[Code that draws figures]
□ □ □ □

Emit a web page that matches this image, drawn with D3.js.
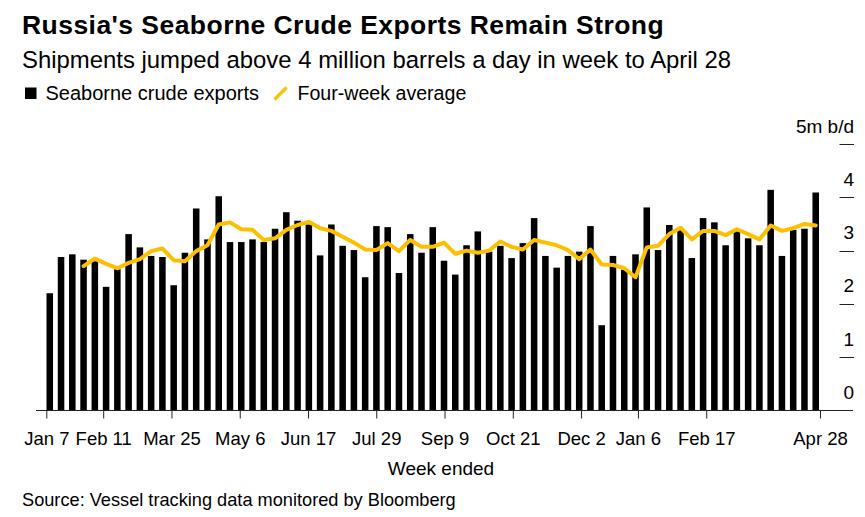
<!DOCTYPE html>
<html>
<head>
<meta charset="utf-8">
<script src="https://cdn.jsdelivr.net/npm/d3@7"></script>
<style>
  html, body { margin: 0; padding: 0; background: #fff; }
  svg { display: block; font-family: "Liberation Sans", Arial, Helvetica, sans-serif; }
</style>
</head>
<body>
<svg id="chart" width="865" height="517"></svg>
<script>
// ---- Data ----
const weeks = [
  "2018-01-07","2018-01-14","2018-01-21","2018-01-28","2018-02-04","2018-02-11","2018-02-18","2018-02-25",
  "2018-03-04","2018-03-11","2018-03-18","2018-03-25","2018-04-01","2018-04-08","2018-04-15","2018-04-22",
  "2018-04-29","2018-05-06","2018-05-13","2018-05-20","2018-05-27","2018-06-03","2018-06-10","2018-06-17",
  "2018-06-24","2018-07-01","2018-07-08","2018-07-15","2018-07-22","2018-07-29","2018-08-05","2018-08-12",
  "2018-08-19","2018-08-26","2018-09-02","2018-09-09","2018-09-16","2018-09-23","2018-09-30","2018-10-07",
  "2018-10-14","2018-10-21","2018-10-28","2018-11-04","2018-11-11","2018-11-18","2018-11-25","2018-12-02",
  "2018-12-09","2018-12-16","2018-12-23","2018-12-30","2019-01-06","2019-01-13","2019-01-20","2019-01-27",
  "2019-02-03","2019-02-10","2019-02-17","2019-02-24","2019-03-03","2019-03-10","2019-03-17","2019-03-24",
  "2019-03-31","2019-04-07","2019-04-14","2019-04-21","2019-04-28"
];

const exportsMbd = [
  2.20, 2.88, 2.93, 2.83, 2.80, 2.32, 2.65, 3.31, 3.06, 2.90,
  2.88, 2.35, 2.96, 3.79, 3.21, 4.02, 3.16, 3.16, 3.21, 3.16,
  3.41, 3.72, 3.56, 3.49, 2.91, 3.49, 3.09, 3.01, 2.50, 3.46,
  3.44, 2.58, 3.31, 2.96, 3.44, 2.81, 2.55, 3.10, 3.36, 2.98,
  3.09, 2.86, 3.14, 3.61, 2.90, 2.68, 2.90, 2.98, 3.46, 1.60,
  2.90, 2.64, 2.93, 3.81, 3.01, 3.48, 3.42, 2.86, 3.61, 3.53,
  3.10, 3.36, 3.23, 3.10, 4.14, 2.90, 3.39, 3.41, 4.09
];

// four-week average (null where not available)
const fourWeekAvg = [
  null, null, null, 2.71, 2.85, 2.75, 2.67, 2.77, 2.84, 2.99,
  3.04, 2.82, 2.80, 2.99, 3.10, 3.49, 3.53, 3.40, 3.39, 3.20,
  3.23, 3.39, 3.48, 3.54, 3.42, 3.37, 3.26, 3.15, 3.02, 3.01,
  3.14, 2.99, 3.20, 3.07, 3.07, 3.15, 2.94, 3.00, 2.96, 3.00,
  3.17, 3.07, 3.02, 3.20, 3.15, 3.10, 3.01, 2.84, 3.02, 2.74,
  2.73, 2.67, 2.50, 3.06, 3.09, 3.31, 3.43, 3.21, 3.37, 3.37,
  3.29, 3.40, 3.31, 3.21, 3.47, 3.37, 3.42, 3.50, 3.47
];

const xTickDates = ["2018-01-07","2018-02-11","2018-03-25","2018-05-06","2018-06-17","2018-07-29",
                    "2018-09-09","2018-10-21","2018-12-02","2019-01-06","2019-02-17","2019-04-28"];
const xTickLabels = ["Jan 7","Feb 11","Mar 25","May 6","Jun 17","Jul 29",
                     "Sep 9","Oct 21","Dec 2","Jan 6","Feb 17","Apr 28"];
const yTicks = [0, 1, 2, 3, 4, 5];
const yTickLabels = ["0", "1", "2", "3", "4", "5m b/d"];

// ---- Drawing ----
const svg = d3.select("#chart");
const parse = d3.utcParse("%Y-%m-%d");
const YELLOW = "#fdbf00";

const xBand = d3.scaleBand().domain(weeks).range([46.5, 819]).paddingInner(0.42).paddingOuter(0);
const xTime = d3.scaleUtc().domain([parse(weeks[0]), parse(weeks[weeks.length - 1])]).range([46.3, 820]);
const y = d3.scaleLinear().domain([0, 5]).range([410.5, 144]);

// Title, subtitle
svg.append("text").attr("x", 22).attr("y", 34)
  .attr("font-size", 26.5).attr("font-weight", "bold").attr("fill", "#000")
  .attr("letter-spacing", 0.45)
  .text("Russia's Seaborne Crude Exports Remain Strong");
svg.append("text").attr("x", 22).attr("y", 68)
  .attr("font-size", 23.9).attr("fill", "#000")
  .text("Shipments jumped above 4 million barrels a day in week to April 28");

// Legend
svg.append("rect").attr("x", 25).attr("y", 87.5).attr("width", 11.5).attr("height", 11.5).attr("fill", "#000");
svg.append("text").attr("x", 45.5).attr("y", 100).attr("font-size", 20).attr("fill", "#000")
  .text("Seaborne crude exports");
svg.append("line").attr("x1", 274.5).attr("y1", 99.5).attr("x2", 286.5).attr("y2", 87.5)
  .attr("stroke", YELLOW).attr("stroke-width", 3.2);
svg.append("text").attr("x", 297.5).attr("y", 100).attr("font-size", 19.6).attr("fill", "#000")
  .text("Four-week average");

// Bars
svg.append("g").selectAll("rect").data(weeks).join("rect")
  .attr("x", d => xBand(d))
  .attr("width", xBand.bandwidth())
  .attr("y", (d, i) => y(exportsMbd[i]))
  .attr("height", (d, i) => y(0) - y(exportsMbd[i]))
  .attr("fill", "#000");

// Four-week average line
const lineGen = d3.line()
  .defined(d => d.v != null)
  .x(d => xBand(d.w) + xBand.bandwidth() / 2)
  .y(d => y(d.v));
svg.append("path")
  .datum(weeks.map((w, i) => ({ w, v: fourWeekAvg[i] })))
  .attr("d", lineGen)
  .attr("fill", "none")
  .attr("stroke", YELLOW)
  .attr("stroke-width", 4)
  .attr("stroke-linejoin", "round")
  .attr("stroke-linecap", "round");

// Right axis ticks and labels
const yg = svg.append("g");
yg.selectAll("line").data(yTicks.filter(t => t > 0)).join("line")
  .attr("x1", 839.5).attr("x2", 854)
  .attr("y1", d => Math.round(y(d)) + 0.5).attr("y2", d => Math.round(y(d)) + 0.5)
  .attr("stroke", "#222").attr("stroke-width", 1);
yg.selectAll("text").data(yTicks).join("text")
  .attr("x", 854).attr("y", d => y(d) - 11.5)
  .attr("text-anchor", "end").attr("font-size", 19).attr("fill", "#000")
  .text((d, i) => yTickLabels[i]);

// Baseline
svg.append("line").attr("x1", 36).attr("x2", 853)
  .attr("y1", 410.5).attr("y2", 410.5).attr("stroke", "#222").attr("stroke-width", 1);

// Bottom axis
const xAxis = d3.axisBottom(xTime)
  .tickValues(xTickDates.map(parse))
  .tickSize(8)
  .tickPadding(18)
  .tickFormat((d, i) => xTickLabels[i]);
const xg = svg.append("g").attr("transform", "translate(0,410.5)").call(xAxis);
xg.select(".domain").remove();
xg.selectAll(".tick line").attr("stroke", "#222");
xg.selectAll(".tick text").attr("font-size", 18.5).attr("fill", "#000")
  .attr("font-family", "\"Liberation Sans\", Arial, sans-serif").attr("dy", null).attr("y", 34.5);

// Axis title and source
svg.append("text").attr("x", 441).attr("y", 475).attr("text-anchor", "middle")
  .attr("font-size", 19).attr("fill", "#000").text("Week ended");
svg.append("text").attr("x", 22).attr("y", 506)
  .attr("font-size", 18.2).attr("fill", "#000")
  .text("Source: Vessel tracking data monitored by Bloomberg");
</script>
</body>
</html>
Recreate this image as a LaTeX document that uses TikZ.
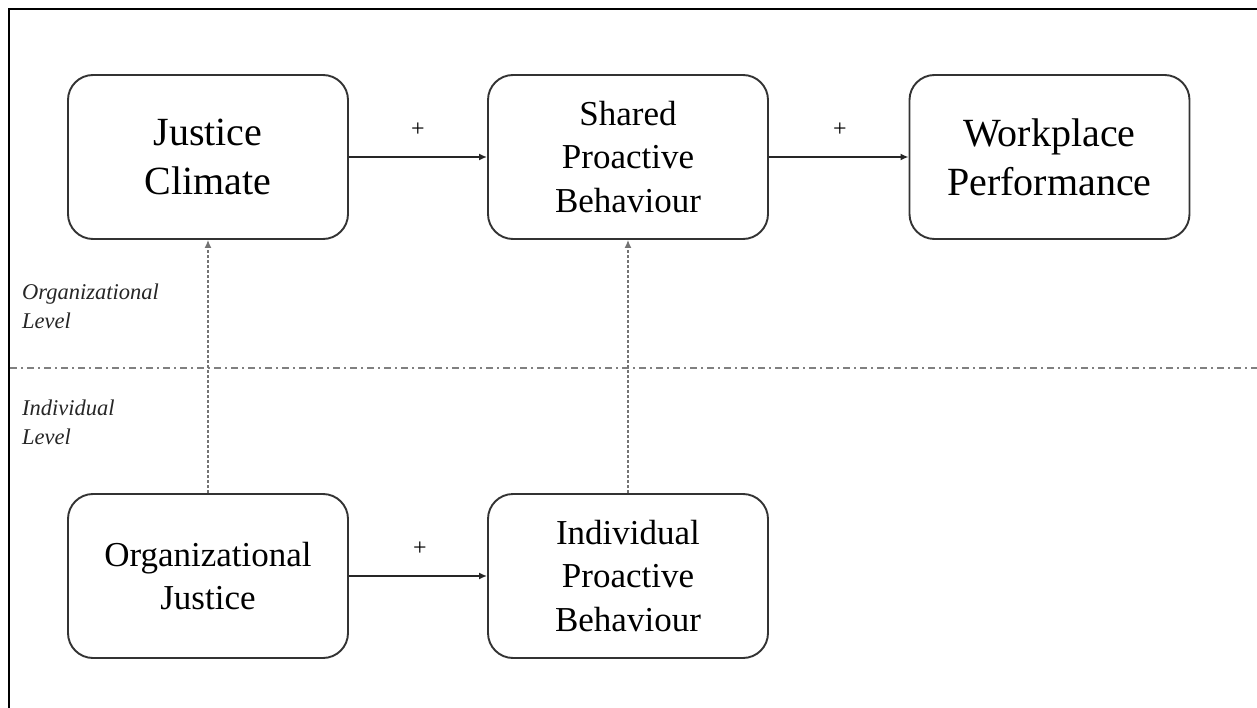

□ □ □ □

The exercise → Write out the listing above again, exactly, but with no pictures in the copy.

Problem solution →
Emit a web page that matches this image, drawn with D3.js.
<!DOCTYPE html>
<html>
<head>
<meta charset="utf-8">
<script src="https://cdn.jsdelivr.net/npm/d3@7"></script>
<style>
  html, body { margin: 0; padding: 0; background: #fff; }
  svg { display: block; font-family: "Liberation Sans", Arial, Helvetica, sans-serif; }
</style>
</head>
<body>
<svg id="chart" width="865" height="517"></svg>
<script>
// ---- Data ----
const weeks = [
  "2018-01-07","2018-01-14","2018-01-21","2018-01-28","2018-02-04","2018-02-11","2018-02-18","2018-02-25",
  "2018-03-04","2018-03-11","2018-03-18","2018-03-25","2018-04-01","2018-04-08","2018-04-15","2018-04-22",
  "2018-04-29","2018-05-06","2018-05-13","2018-05-20","2018-05-27","2018-06-03","2018-06-10","2018-06-17",
  "2018-06-24","2018-07-01","2018-07-08","2018-07-15","2018-07-22","2018-07-29","2018-08-05","2018-08-12",
  "2018-08-19","2018-08-26","2018-09-02","2018-09-09","2018-09-16","2018-09-23","2018-09-30","2018-10-07",
  "2018-10-14","2018-10-21","2018-10-28","2018-11-04","2018-11-11","2018-11-18","2018-11-25","2018-12-02",
  "2018-12-09","2018-12-16","2018-12-23","2018-12-30","2019-01-06","2019-01-13","2019-01-20","2019-01-27",
  "2019-02-03","2019-02-10","2019-02-17","2019-02-24","2019-03-03","2019-03-10","2019-03-17","2019-03-24",
  "2019-03-31","2019-04-07","2019-04-14","2019-04-21","2019-04-28"
];

const exportsMbd = [
  2.20, 2.88, 2.93, 2.83, 2.80, 2.32, 2.65, 3.31, 3.06, 2.90,
  2.88, 2.35, 2.96, 3.79, 3.21, 4.02, 3.16, 3.16, 3.21, 3.16,
  3.41, 3.72, 3.56, 3.49, 2.91, 3.49, 3.09, 3.01, 2.50, 3.46,
  3.44, 2.58, 3.31, 2.96, 3.44, 2.81, 2.55, 3.10, 3.36, 2.98,
  3.09, 2.86, 3.14, 3.61, 2.90, 2.68, 2.90, 2.98, 3.46, 1.60,
  2.90, 2.64, 2.93, 3.81, 3.01, 3.48, 3.42, 2.86, 3.61, 3.53,
  3.10, 3.36, 3.23, 3.10, 4.14, 2.90, 3.39, 3.41, 4.09
];

// four-week average (null where not available)
const fourWeekAvg = [
  null, null, null, 2.71, 2.85, 2.75, 2.67, 2.77, 2.84, 2.99,
  3.04, 2.82, 2.80, 2.99, 3.10, 3.49, 3.53, 3.40, 3.39, 3.20,
  3.23, 3.39, 3.48, 3.54, 3.42, 3.37, 3.26, 3.15, 3.02, 3.01,
  3.14, 2.99, 3.20, 3.07, 3.07, 3.15, 2.94, 3.00, 2.96, 3.00,
  3.17, 3.07, 3.02, 3.20, 3.15, 3.10, 3.01, 2.84, 3.02, 2.74,
  2.73, 2.67, 2.50, 3.06, 3.09, 3.31, 3.43, 3.21, 3.37, 3.37,
  3.29, 3.40, 3.31, 3.21, 3.47, 3.37, 3.42, 3.50, 3.47
];

const xTickDates = ["2018-01-07","2018-02-11","2018-03-25","2018-05-06","2018-06-17","2018-07-29",
                    "2018-09-09","2018-10-21","2018-12-02","2019-01-06","2019-02-17","2019-04-28"];
const xTickLabels = ["Jan 7","Feb 11","Mar 25","May 6","Jun 17","Jul 29",
                     "Sep 9","Oct 21","Dec 2","Jan 6","Feb 17","Apr 28"];
const yTicks = [0, 1, 2, 3, 4, 5];
const yTickLabels = ["0", "1", "2", "3", "4", "5m b/d"];

// ---- Drawing ----
const svg = d3.select("#chart");
const parse = d3.utcParse("%Y-%m-%d");
const YELLOW = "#fdbf00";

const xBand = d3.scaleBand().domain(weeks).range([46.5, 819]).paddingInner(0.42).paddingOuter(0);
const xTime = d3.scaleUtc().domain([parse(weeks[0]), parse(weeks[weeks.length - 1])]).range([46.3, 820]);
const y = d3.scaleLinear().domain([0, 5]).range([410.5, 144]);

// Title, subtitle
svg.append("text").attr("x", 22).attr("y", 34)
  .attr("font-size", 26.5).attr("font-weight", "bold").attr("fill", "#000")
  .attr("letter-spacing", 0.45)
  .text("Russia's Seaborne Crude Exports Remain Strong");
svg.append("text").attr("x", 22).attr("y", 68)
  .attr("font-size", 23.9).attr("fill", "#000")
  .text("Shipments jumped above 4 million barrels a day in week to April 28");

// Legend
svg.append("rect").attr("x", 25).attr("y", 87.5).attr("width", 11.5).attr("height", 11.5).attr("fill", "#000");
svg.append("text").attr("x", 45.5).attr("y", 100).attr("font-size", 20).attr("fill", "#000")
  .text("Seaborne crude exports");
svg.append("line").attr("x1", 274.5).attr("y1", 99.5).attr("x2", 286.5).attr("y2", 87.5)
  .attr("stroke", YELLOW).attr("stroke-width", 3.2);
svg.append("text").attr("x", 297.5).attr("y", 100).attr("font-size", 19.6).attr("fill", "#000")
  .text("Four-week average");

// Bars
svg.append("g").selectAll("rect").data(weeks).join("rect")
  .attr("x", d => xBand(d))
  .attr("width", xBand.bandwidth())
  .attr("y", (d, i) => y(exportsMbd[i]))
  .attr("height", (d, i) => y(0) - y(exportsMbd[i]))
  .attr("fill", "#000");

// Four-week average line
const lineGen = d3.line()
  .defined(d => d.v != null)
  .x(d => xBand(d.w) + xBand.bandwidth() / 2)
  .y(d => y(d.v));
svg.append("path")
  .datum(weeks.map((w, i) => ({ w, v: fourWeekAvg[i] })))
  .attr("d", lineGen)
  .attr("fill", "none")
  .attr("stroke", YELLOW)
  .attr("stroke-width", 4)
  .attr("stroke-linejoin", "round")
  .attr("stroke-linecap", "round");

// Right axis ticks and labels
const yg = svg.append("g");
yg.selectAll("line").data(yTicks.filter(t => t > 0)).join("line")
  .attr("x1", 839.5).attr("x2", 854)
  .attr("y1", d => Math.round(y(d)) + 0.5).attr("y2", d => Math.round(y(d)) + 0.5)
  .attr("stroke", "#222").attr("stroke-width", 1);
yg.selectAll("text").data(yTicks).join("text")
  .attr("x", 854).attr("y", d => y(d) - 11.5)
  .attr("text-anchor", "end").attr("font-size", 19).attr("fill", "#000")
  .text((d, i) => yTickLabels[i]);

// Baseline
svg.append("line").attr("x1", 36).attr("x2", 853)
  .attr("y1", 410.5).attr("y2", 410.5).attr("stroke", "#222").attr("stroke-width", 1);

// Bottom axis
const xAxis = d3.axisBottom(xTime)
  .tickValues(xTickDates.map(parse))
  .tickSize(8)
  .tickPadding(18)
  .tickFormat((d, i) => xTickLabels[i]);
const xg = svg.append("g").attr("transform", "translate(0,410.5)").call(xAxis);
xg.select(".domain").remove();
xg.selectAll(".tick line").attr("stroke", "#222");
xg.selectAll(".tick text").attr("font-size", 18.5).attr("fill", "#000")
  .attr("font-family", "\"Liberation Sans\", Arial, sans-serif").attr("dy", null).attr("y", 34.5);

// Axis title and source
svg.append("text").attr("x", 441).attr("y", 475).attr("text-anchor", "middle")
  .attr("font-size", 19).attr("fill", "#000").text("Week ended");
svg.append("text").attr("x", 22).attr("y", 506)
  .attr("font-size", 18.2).attr("fill", "#000")
  .text("Source: Vessel tracking data monitored by Bloomberg");
</script>
</body>
</html>
Recreate this image as a LaTeX document that uses TikZ.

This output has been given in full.